I spent a year working in the Q&A group of the software R&D
department of a large defense supplier. One of my jobs was to assist
in performing CMM audits and I studied all aspects of the CMM in
detail. I have a *lot* of problems with applying the CMM to tech
writing and recent publications along that line distress me a lot.
With my asbestos suit firmly in place, there's a lot of rubbish being
written by a lot of very intelligent people about something they have
completely failed to understand.
The CMM eventually proposes a self-improving process (level 5), with
a separate group responsible for monitoring and guiding process
improvement. There are (were) only two level 5 organizations: a
Motorola team in India and the NASA shuttle software team. The
shuttle software is so antiquated it should be in a museum -- except
that it's so full of bugs they'd be ashamed for it to be seen in
public and, informed sources tell me, the Motorola effort was a con
job (they had a second team in parallel, the assessed team did no
production work).
I think that we shouldn't lose sight of the fact that the CMM was
originally developed under DoD auspices as an objective method for
comparing two tendering software companies.
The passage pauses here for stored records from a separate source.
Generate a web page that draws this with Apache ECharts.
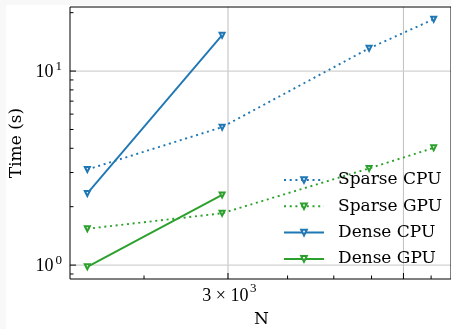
<!DOCTYPE html>
<html>
<head>
<meta charset="utf-8">
<script src="https://cdn.jsdelivr.net/npm/echarts@6/dist/echarts.min.js"></script>
<style>
  html, body { margin: 0; padding: 0; background: #f8f8f8; }
  #chart { position: absolute; left: 6px; top: 5px; width: 445px; height: 324px; background: #fff; }
</style>
</head>
<body>
<div id="chart"></div>
<script>
// problem sizes and timings (seconds)
const nValues = [1521, 2916, 5929, 8100];
const sparseCpu = [3.11, 5.14, 13.1, 18.5];
const sparseGpu = [1.54, 1.85, 3.15, 4.02];
const denseCpu = [2.34, 15.3];
const denseGpu = [0.98, 2.30];

// axis ranges and ticks
const xRange = [1399, 8806];
const yRange = [0.848, 21.39];
const xMajorTicks = [3000, 7000];
const xMinorTicks = [2000, 4000, 5000, 6000, 8000];
const yMajorTicks = [1, 10];
const yMinorTicks = [0.9, 2, 3, 4, 5, 6, 7, 8, 9, 20];
const xLabelValues = [3000];
const xLabelBase = ['3 × 10'];
const xLabelExp = ['3'];
const yLabelValues = [1, 10];
const yLabelExp = ['0', '1'];

const BLUE = '#1f77b4';
const GREEN = '#2ca02c';
const SERIF = 'DejaVu Serif';
const NUM_FONT = 'Liberation Serif';

const chart = echarts.init(document.getElementById('chart'));

function lineSeries(name, xs, ys, color, dotted) {
  return {
    name,
    type: 'line',
    data: ys.map((y, i) => [xs[i], y]),
    symbol: 'emptyTriangle',
    symbolRotate: 180,
    symbolSize: 5,
    z: 3,
    itemStyle: { color, borderColor: color, borderWidth: 1 },
    lineStyle: {
      color,
      width: 1.9,
      type: dotted ? [2, 3.7] : 'solid',
      cap: 'butt'
    },
    emphasis: { disabled: true }
  };
}

function seg(x1, y1, x2, y2, stroke, lineWidth) {
  return { type: 'line', shape: { x1, y1, x2, y2 }, style: { stroke, lineWidth } };
}

// vertical gridlines + ticks along the bottom axis
function xDecor(values, tickLen, withGrid) {
  return {
    type: 'custom',
    silent: true,
    z: withGrid ? 1 : 6,
    data: values.map(v => [v, yRange[0]]),
    renderItem: (params, api) => {
      const v = api.value(0);
      const b = api.coord([v, yRange[0]]);
      const t = api.coord([v, yRange[1]]);
      const children = [];
      if (withGrid) children.push(seg(b[0], b[1], t[0], t[1], '#c4c4c4', 1.1));
      children.push(seg(b[0], b[1], b[0], b[1] - tickLen, '#000', 1));
      return { type: 'group', children };
    }
  };
}

// horizontal gridlines + ticks along the left axis
function yDecor(values, tickLen, withGrid) {
  return {
    type: 'custom',
    silent: true,
    z: withGrid ? 1 : 6,
    data: values.map(v => [xRange[0], v]),
    renderItem: (params, api) => {
      const v = api.value(1);
      const l = api.coord([xRange[0], v]);
      const r = api.coord([xRange[1], v]);
      const children = [];
      if (withGrid) children.push(seg(l[0], l[1], r[0], r[1], '#d2d2d2', 1.3));
      children.push(seg(l[0], l[1], l[0] + tickLen, l[1], '#000', 1));
      return { type: 'group', children };
    }
  };
}

const xLabels = {
  type: 'custom',
  silent: true,
  z: 6,
  data: xLabelValues.map(v => [v, yRange[0]]),
  renderItem: (params, api) => {
    const p = api.coord([api.value(0), yRange[0]]);
    const i = params.dataIndex;
    return {
      type: 'group',
      children: [
        { type: 'text', x: p[0] + 20.5, y: p[1] + 17,
          style: { text: xLabelBase[i], fontFamily: NUM_FONT, fontSize: 18, fill: '#000', align: 'right', verticalAlign: 'middle' } },
        { type: 'text', x: p[0] + 28.5, y: p[1] + 9.5,
          style: { text: xLabelExp[i], fontFamily: NUM_FONT, fontSize: 13, fill: '#000', align: 'right', verticalAlign: 'middle' } }
      ]
    };
  }
};

const yLabels = {
  type: 'custom',
  silent: true,
  z: 6,
  data: yLabelValues.map(v => [xRange[0], v]),
  renderItem: (params, api) => {
    const p = api.coord([xRange[0], api.value(1)]);
    const i = params.dataIndex;
    return {
      type: 'group',
      children: [
        { type: 'text', x: p[0] - 16.5, y: p[1] + 1.5,
          style: { text: '10', fontFamily: NUM_FONT, fontSize: 18, fill: '#000', align: 'right', verticalAlign: 'middle' } },
        { type: 'text', x: p[0] - 8, y: p[1] - 4.5,
          style: { text: yLabelExp[i], fontFamily: NUM_FONT, fontSize: 13, fill: '#000', align: 'right', verticalAlign: 'middle' } }
      ]
    };
  }
};

chart.setOption({
  animation: false,
  grid: {
    left: 64, top: 2, right: -2, bottom: 50,
    show: true, borderColor: '#000', borderWidth: 1, backgroundColor: 'transparent', z: 10
  },
  xAxis: {
    type: 'log', min: xRange[0], max: xRange[1],
    axisLine: { show: false }, axisTick: { show: false },
    axisLabel: { show: false }, splitLine: { show: false }
  },
  yAxis: {
    type: 'log', min: yRange[0], max: yRange[1],
    axisLine: { show: false }, axisTick: { show: false },
    axisLabel: { show: false }, splitLine: { show: false }
  },
  legend: {
    orient: 'vertical',
    left: 277,
    top: 165,
    padding: 0,
    itemWidth: 40,
    itemHeight: 7,
    itemGap: 6.3,
    data: ['Sparse CPU', 'Sparse GPU', 'Dense CPU', 'Dense GPU'],
    textStyle: { fontFamily: SERIF, fontSize: 17, color: '#000', lineHeight: 20, padding: [0, 0, 0, 9] }
  },
  graphic: [
    { type: 'text', x: 10.5, y: 138, rotation: Math.PI / 2,
      style: { text: 'Time (s)', fontFamily: SERIF, fontSize: 17, fill: '#000', align: 'center', verticalAlign: 'middle' } },
    { type: 'text', x: 255.5, y: 315,
      style: { text: 'N', fontFamily: SERIF, fontSize: 17, fill: '#000', align: 'center', verticalAlign: 'middle' } }
  ],
  series: [
    xDecor(xMajorTicks, 6, true),
    xDecor(xMinorTicks, 3.5, false),
    yDecor(yMajorTicks, 6, true),
    yDecor(yMinorTicks, 3.5, false),
    xLabels,
    yLabels,
    lineSeries('Sparse CPU', nValues, sparseCpu, BLUE, true),
    lineSeries('Sparse GPU', nValues, sparseGpu, GREEN, true),
    lineSeries('Dense CPU', nValues, denseCpu, BLUE, false),
    lineSeries('Dense GPU', nValues, denseGpu, GREEN, false)
  ]
});
</script>
</body>
</html>
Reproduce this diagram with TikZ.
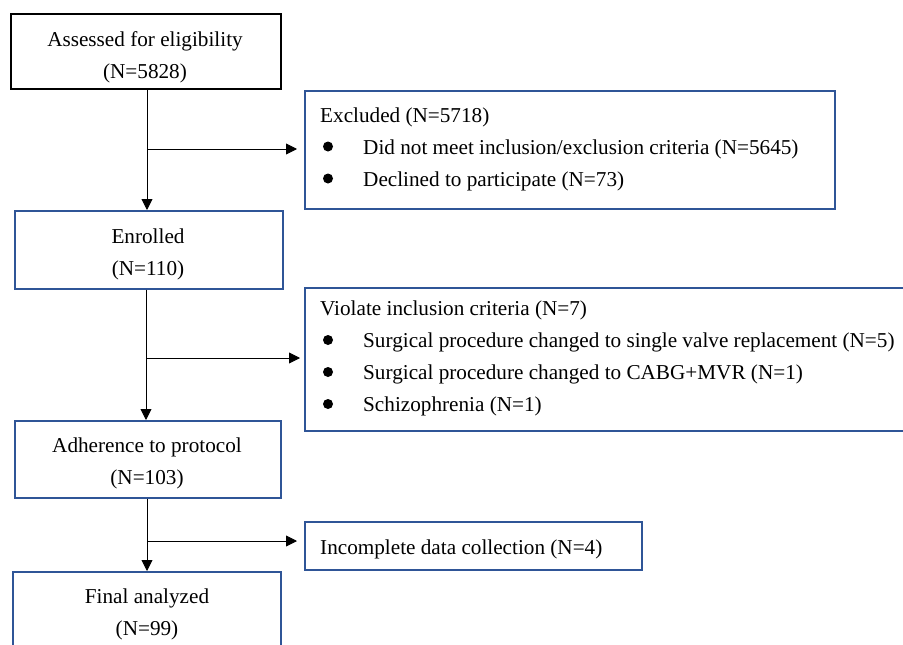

IMNSHO, it's growth into
an unproven, untested model for quality assurance initiatives has
become blown out of all proportion. It isn't even as if it were
anything new. For example. Why 5 levels? Simple, it's based on the
traditional Denning model. You'd do far better to look again at ISO
9000.
Maybe I'd better get off my soapbox and get back to work ...
Simon North
"Presenting XML", "Teach Yourself XML in 21 Days".